Jean-Philippe Charbonnier's Psychiatric Hospitals exhibition, indicated by Chestionabil, reminded me about one of the most interesting experiments i've ever heard about. The Rosenhan experiment was a famous experiment conducted by David Rosenhan in 1972, which challenged the assumption that specially trained professionals have the ability to make reasonably accurate diagnoses when it comes to mental illness. Published in the journal Science under the title "On being sane in insane places", the experiment's conclusion clearly shows that "it is clear that we cannot distinguish the sane from the insane in psychiatric hospitals".
Starting from the question "if sanity and insanity exist, how shall we know them?", the experiment consisted of two parts.
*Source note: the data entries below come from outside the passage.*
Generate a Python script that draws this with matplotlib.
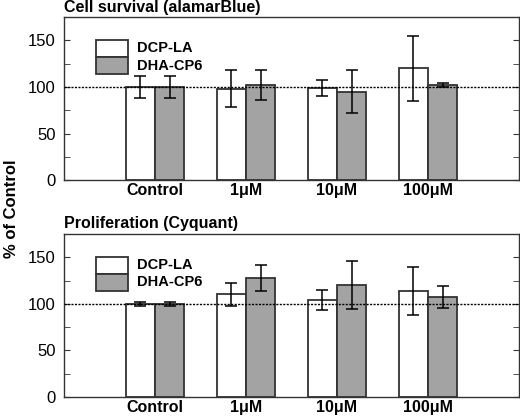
import numpy as np
import matplotlib
matplotlib.use("Agg")
import matplotlib.pyplot as plt
from matplotlib.patches import Rectangle
from matplotlib.ticker import MultipleLocator

plt.rcParams['font.family'] = ['Liberation Sans', 'DejaVu Sans']

groups = ['Control', '1\u03bcM', '10\u03bcM', '100\u03bcM']
series = ['DCP-LA', 'DHA-CP6']

# cell survival (alamarBlue)
surv_dcp = [100, 98, 99, 120]
surv_dcp_err = [12, 20, 9, 35]
surv_dha = [100, 102, 95, 102]
surv_dha_err = [12, 16, 23, 2]

# proliferation (Cyquant)
prol_dcp = [100, 110, 104, 114]
prol_dcp_err = [2, 12, 11, 26]
prol_dha = [100, 128, 120, 107]
prol_dha_err = [2, 14, 26, 12]

fig = plt.figure(figsize=(5.2, 4.17), dpi=100)
ax1 = fig.add_axes([0.123, 0.568, 0.875, 0.391])
ax2 = fig.add_axes([0.123, 0.048, 0.875, 0.391])

x = np.arange(len(groups))
w = 0.32
edge = '#333333'


def panel(ax, title, a, a_err, b, b_err):
    ax.bar(x - w / 2, a, w, color='white', edgecolor=edge, linewidth=1.3, zorder=2)
    ax.bar(x + w / 2, b, w, color='#a3a3a3', edgecolor=edge, linewidth=1.3, zorder=2)
    ax.errorbar(x - w / 2, a, yerr=a_err, fmt='none', ecolor='black',
                elinewidth=1.1, capsize=4, capthick=1.1, zorder=3)
    ax.errorbar(x + w / 2, b, yerr=b_err, fmt='none', ecolor='black',
                elinewidth=1.1, capsize=4, capthick=1.1, zorder=3)
    ax.axhline(100, color='black', linestyle=(0, (1.5, 1)), linewidth=1, zorder=4)
    ax.set_xlim(-1, 4)
    ax.set_ylim(0, 175)
    ax.yaxis.set_major_locator(MultipleLocator(50))
    ax.yaxis.set_minor_locator(MultipleLocator(25))
    ax.tick_params(axis='y', which='both', direction='in', right=True,
                   labelsize=12, length=4, color='#333333', pad=6)
    ax.tick_params(axis='x', length=0, pad=2)
    ax.set_xticks(x)
    ax.set_xticklabels(groups, fontsize=11.5, fontweight='bold')
    for s in ax.spines.values():
        s.set_color('#333333')
        s.set_linewidth(1)
    ax.text(0, 1.015, title, transform=ax.transAxes, fontsize=11.5,
            fontweight='bold', ha='left', va='bottom')
    # legend boxes
    bw, bh = 0.07, 0.105
    bx, by = 0.071, 0.86
    ax.add_patch(Rectangle((bx, by - bh), bw, bh, transform=ax.transAxes,
                           facecolor='white', edgecolor=edge, linewidth=1.3, zorder=5))
    ax.add_patch(Rectangle((bx, by - 2 * bh), bw, bh, transform=ax.transAxes,
                           facecolor='#a3a3a3', edgecolor=edge, linewidth=1.3, zorder=5))
    ax.text(bx + bw + 0.02, by - bh / 2, series[0], transform=ax.transAxes,
            fontsize=10.5, fontweight='bold', va='center')
    ax.text(bx + bw + 0.02, by - 1.5 * bh, series[1], transform=ax.transAxes,
            fontsize=10.5, fontweight='bold', va='center')


panel(ax1, 'Cell survival (alamarBlue)', surv_dcp, surv_dcp_err, surv_dha, surv_dha_err)
panel(ax2, 'Proliferation (Cyquant)', prol_dcp, prol_dcp_err, prol_dha, prol_dha_err)

fig.text(0.022, 0.5, '% of Control', rotation=90, fontsize=12,
         fontweight='bold', ha='center', va='center')

fig.savefig('out.png', dpi=100)
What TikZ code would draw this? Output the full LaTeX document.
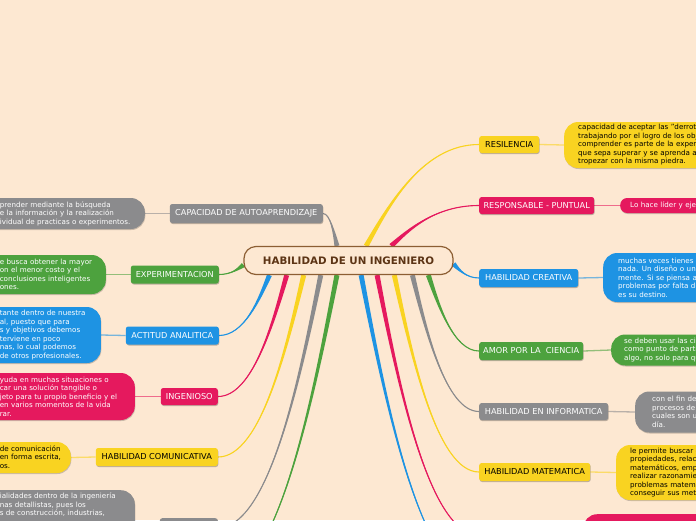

The first involved the use of healthy associates or 'pseudopatients', who
briefly simulated auditory hallucinations in an attempt to gain admission to 12
different psychiatric hospitals in 5 different states in various locations in
the United States. The second involved asking staff at a psychiatric hospital to
detect non-existent 'fake' patients. In the first case hospital staff failed to
detect a single pseudopatient, in the second the staff falsely detected large
numbers of genuine patients as impostors. The study is considered an important
and influential criticism of psychiatric diagnosis.
Both the description of the experiment, and the reactions are fascinating, especially for people who spend qite an awful lot of time trying to figure out how people think, feel and behave.